As the digital research editor at The Guardian, data was key to many of my ideas (before I left this March to pursue my own projects). I even thought that data could become a source of revenue for The Guardian. Data and analysis is something that people are willing to pay for. Ben Ayers, the Head of social media and community at ITV.com, (speaking for himself not ITV) said to me on Twitter:
Brilliant. I’d pay for that stuff. Surely the kind of value that could be, er, charged for. Just sayin’ … just an example of where, if people expect great interpretation of data as part of the package, the Guardian could charge subs
As I replied to Ben, I wouldn’t advocate charging for data for the War Logs, but I would suggest that charging for data about media, business and sports.

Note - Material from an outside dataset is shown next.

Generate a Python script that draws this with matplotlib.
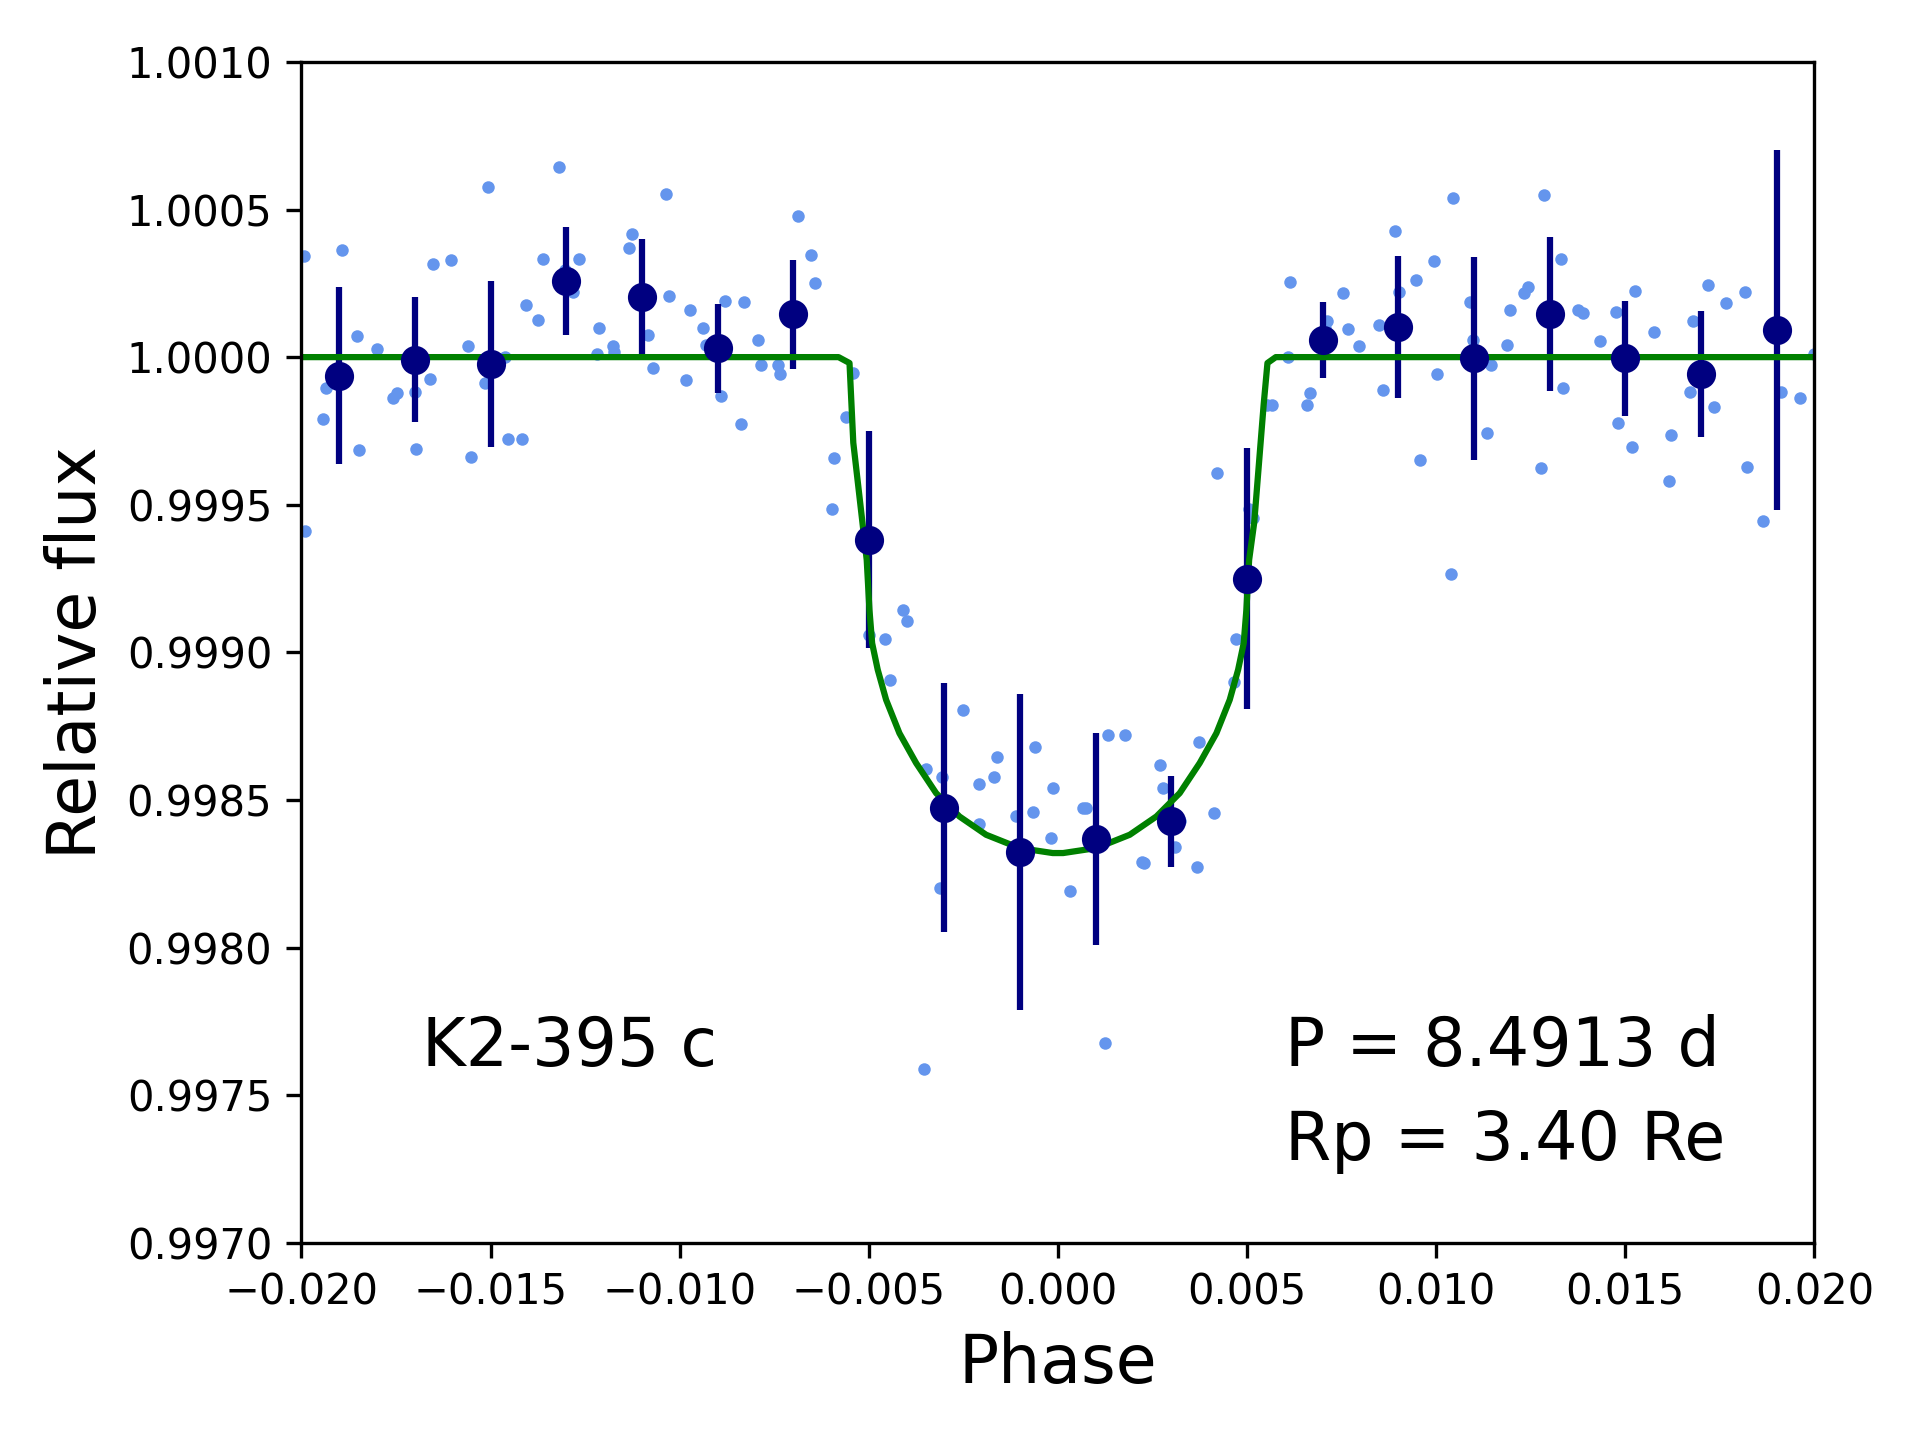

That could become an important source of income to help subsidise the cost of investigations like the War Logs. Data wrangling can be time intensive. I know from my experience in developing the media job cuts series that I wrote at the end of 2009 for The Guardian. However, the data can be a great resource for journalists writing stories as well as developing interactive graphics like the media job cuts map or the IED attack map for the War Logs story. Data drives traffic, as the Texas Tribune in the US has found, and I believe that certain datasets could be developed into new commercial products for news organisations.